WHAT NEEDS TO BE DONE:
Indicate only the number of lines in the listing below in which the word "page" appears.

SUPPLIED DATA:
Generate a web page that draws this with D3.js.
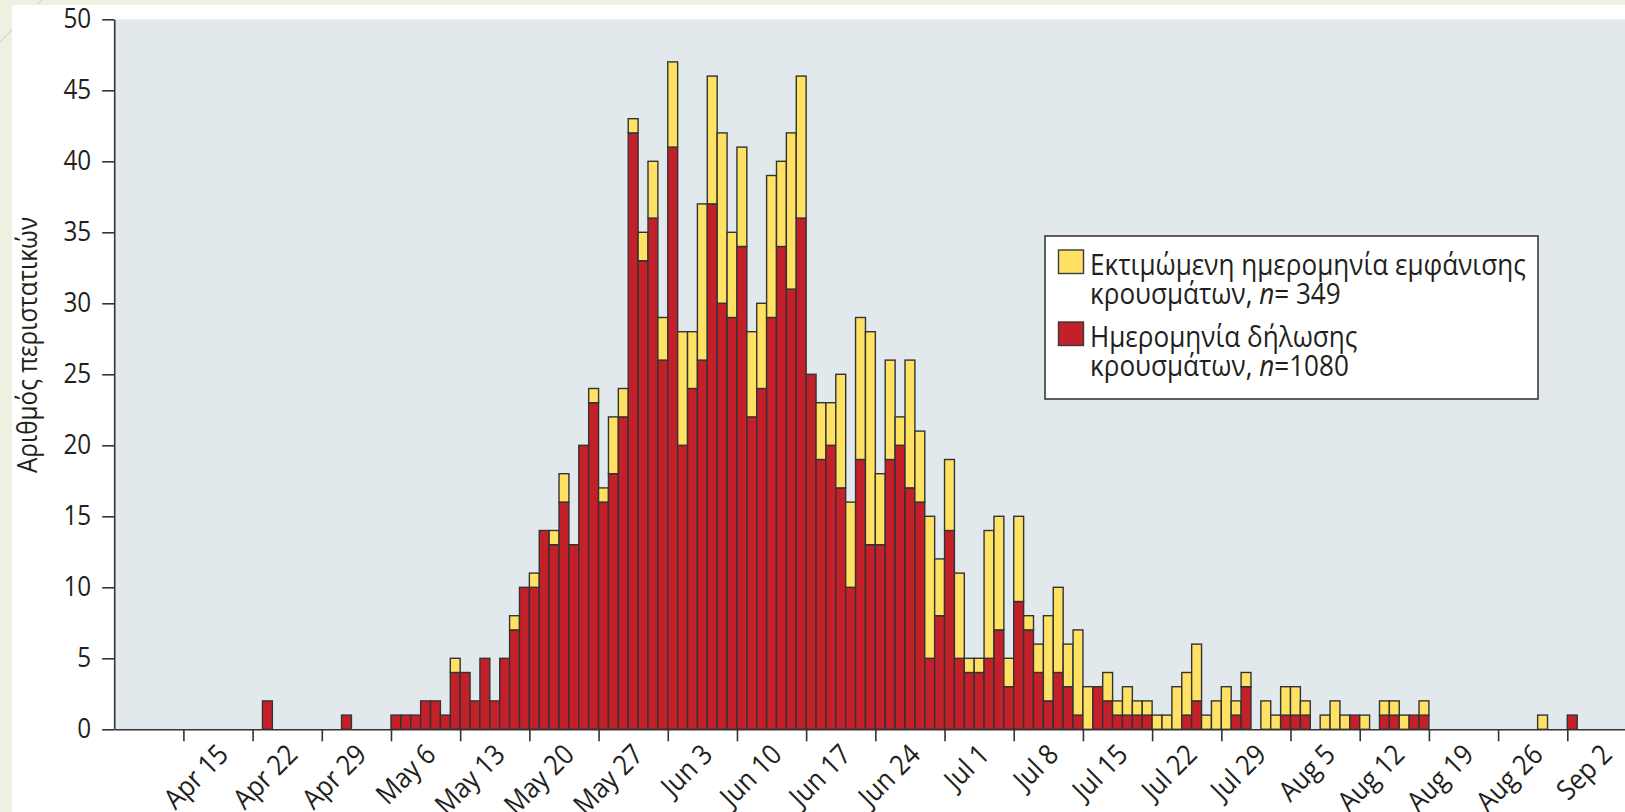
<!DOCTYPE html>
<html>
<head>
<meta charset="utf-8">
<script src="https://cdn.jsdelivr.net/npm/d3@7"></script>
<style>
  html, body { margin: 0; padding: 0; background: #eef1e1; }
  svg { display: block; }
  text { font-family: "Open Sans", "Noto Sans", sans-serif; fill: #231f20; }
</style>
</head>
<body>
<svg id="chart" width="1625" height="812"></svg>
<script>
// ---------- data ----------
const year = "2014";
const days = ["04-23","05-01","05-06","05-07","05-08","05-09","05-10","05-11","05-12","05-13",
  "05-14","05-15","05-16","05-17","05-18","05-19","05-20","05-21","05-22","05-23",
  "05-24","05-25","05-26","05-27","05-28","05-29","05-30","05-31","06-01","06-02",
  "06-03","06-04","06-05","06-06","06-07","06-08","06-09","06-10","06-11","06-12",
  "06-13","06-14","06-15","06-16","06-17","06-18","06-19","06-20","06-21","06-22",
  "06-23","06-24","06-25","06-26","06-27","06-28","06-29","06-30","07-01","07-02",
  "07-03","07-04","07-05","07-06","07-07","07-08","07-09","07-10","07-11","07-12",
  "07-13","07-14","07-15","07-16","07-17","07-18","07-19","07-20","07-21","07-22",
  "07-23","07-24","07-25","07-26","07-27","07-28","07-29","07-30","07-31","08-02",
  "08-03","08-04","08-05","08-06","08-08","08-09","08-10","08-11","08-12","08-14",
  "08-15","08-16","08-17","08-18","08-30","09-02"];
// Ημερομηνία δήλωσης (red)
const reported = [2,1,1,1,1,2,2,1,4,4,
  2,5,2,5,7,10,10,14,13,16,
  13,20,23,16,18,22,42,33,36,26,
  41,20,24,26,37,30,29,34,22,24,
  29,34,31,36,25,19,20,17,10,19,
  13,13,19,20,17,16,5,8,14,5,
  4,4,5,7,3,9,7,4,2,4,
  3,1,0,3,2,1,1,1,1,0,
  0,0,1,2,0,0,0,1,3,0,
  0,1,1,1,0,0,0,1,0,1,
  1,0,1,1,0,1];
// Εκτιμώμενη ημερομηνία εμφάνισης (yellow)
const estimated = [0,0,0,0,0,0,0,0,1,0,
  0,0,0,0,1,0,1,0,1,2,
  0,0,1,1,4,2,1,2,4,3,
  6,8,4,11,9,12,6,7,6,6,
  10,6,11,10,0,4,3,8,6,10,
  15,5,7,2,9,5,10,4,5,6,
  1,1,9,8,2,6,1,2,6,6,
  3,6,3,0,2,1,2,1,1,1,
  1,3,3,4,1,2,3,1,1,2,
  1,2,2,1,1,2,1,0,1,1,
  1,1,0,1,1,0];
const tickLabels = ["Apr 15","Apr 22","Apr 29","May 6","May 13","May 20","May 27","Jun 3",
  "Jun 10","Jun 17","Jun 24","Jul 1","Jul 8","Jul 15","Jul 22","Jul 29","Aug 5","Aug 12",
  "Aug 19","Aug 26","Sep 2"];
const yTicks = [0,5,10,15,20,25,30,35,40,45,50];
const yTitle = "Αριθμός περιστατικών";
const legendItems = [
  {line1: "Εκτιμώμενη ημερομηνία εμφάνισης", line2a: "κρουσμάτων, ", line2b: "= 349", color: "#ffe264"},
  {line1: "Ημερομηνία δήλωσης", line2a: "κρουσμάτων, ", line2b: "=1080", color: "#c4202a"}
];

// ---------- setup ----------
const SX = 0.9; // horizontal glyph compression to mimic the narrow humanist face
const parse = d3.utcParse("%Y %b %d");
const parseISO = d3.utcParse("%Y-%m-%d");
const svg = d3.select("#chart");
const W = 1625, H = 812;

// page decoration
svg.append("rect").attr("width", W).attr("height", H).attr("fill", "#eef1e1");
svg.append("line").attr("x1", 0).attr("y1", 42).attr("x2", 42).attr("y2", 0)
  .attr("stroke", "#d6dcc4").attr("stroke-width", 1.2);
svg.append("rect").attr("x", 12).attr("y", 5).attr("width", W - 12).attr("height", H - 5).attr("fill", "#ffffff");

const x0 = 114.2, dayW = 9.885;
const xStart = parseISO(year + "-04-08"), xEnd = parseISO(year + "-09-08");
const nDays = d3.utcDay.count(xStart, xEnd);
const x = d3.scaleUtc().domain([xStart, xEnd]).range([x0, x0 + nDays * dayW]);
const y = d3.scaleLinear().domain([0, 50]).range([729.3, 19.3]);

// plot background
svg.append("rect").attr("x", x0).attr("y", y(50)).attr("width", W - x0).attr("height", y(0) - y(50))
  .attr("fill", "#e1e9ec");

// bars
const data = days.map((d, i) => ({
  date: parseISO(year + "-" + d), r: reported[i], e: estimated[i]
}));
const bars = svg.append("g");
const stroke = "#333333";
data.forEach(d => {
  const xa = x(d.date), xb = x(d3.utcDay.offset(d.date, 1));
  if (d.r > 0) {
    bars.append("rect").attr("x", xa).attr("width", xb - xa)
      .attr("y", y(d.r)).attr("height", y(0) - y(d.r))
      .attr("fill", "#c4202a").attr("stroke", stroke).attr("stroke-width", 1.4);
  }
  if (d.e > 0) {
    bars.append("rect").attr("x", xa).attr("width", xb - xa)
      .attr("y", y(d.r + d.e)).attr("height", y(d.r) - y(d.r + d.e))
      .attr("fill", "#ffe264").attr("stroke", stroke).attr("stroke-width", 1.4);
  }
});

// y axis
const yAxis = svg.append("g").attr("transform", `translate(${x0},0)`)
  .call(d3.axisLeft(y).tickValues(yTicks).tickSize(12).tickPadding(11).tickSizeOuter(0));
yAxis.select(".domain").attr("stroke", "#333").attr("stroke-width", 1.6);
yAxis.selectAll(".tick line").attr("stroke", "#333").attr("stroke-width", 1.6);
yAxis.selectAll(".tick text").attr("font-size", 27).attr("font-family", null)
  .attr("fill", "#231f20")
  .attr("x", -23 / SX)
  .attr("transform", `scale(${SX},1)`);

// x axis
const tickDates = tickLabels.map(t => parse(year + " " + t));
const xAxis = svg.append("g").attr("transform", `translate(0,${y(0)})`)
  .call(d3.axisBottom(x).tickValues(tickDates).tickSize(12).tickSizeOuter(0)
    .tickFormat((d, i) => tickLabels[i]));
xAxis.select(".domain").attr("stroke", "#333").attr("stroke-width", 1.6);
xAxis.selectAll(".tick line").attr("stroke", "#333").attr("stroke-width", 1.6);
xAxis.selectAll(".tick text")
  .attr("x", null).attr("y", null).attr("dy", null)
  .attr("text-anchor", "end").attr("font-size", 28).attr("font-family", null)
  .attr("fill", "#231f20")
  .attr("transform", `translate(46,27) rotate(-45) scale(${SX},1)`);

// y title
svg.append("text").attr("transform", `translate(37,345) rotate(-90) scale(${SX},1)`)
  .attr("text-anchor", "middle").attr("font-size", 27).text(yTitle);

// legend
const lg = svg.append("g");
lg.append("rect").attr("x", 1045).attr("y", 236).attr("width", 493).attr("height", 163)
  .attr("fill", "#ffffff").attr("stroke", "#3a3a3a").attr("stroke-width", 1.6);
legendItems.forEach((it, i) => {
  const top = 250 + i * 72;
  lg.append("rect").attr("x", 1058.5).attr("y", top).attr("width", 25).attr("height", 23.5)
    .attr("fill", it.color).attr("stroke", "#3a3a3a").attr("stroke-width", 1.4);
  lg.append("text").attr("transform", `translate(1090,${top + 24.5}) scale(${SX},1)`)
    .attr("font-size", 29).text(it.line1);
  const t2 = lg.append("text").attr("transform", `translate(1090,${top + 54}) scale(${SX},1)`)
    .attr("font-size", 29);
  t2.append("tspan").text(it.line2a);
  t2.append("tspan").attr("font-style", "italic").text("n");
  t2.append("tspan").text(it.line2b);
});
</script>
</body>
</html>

SOLUTION:
2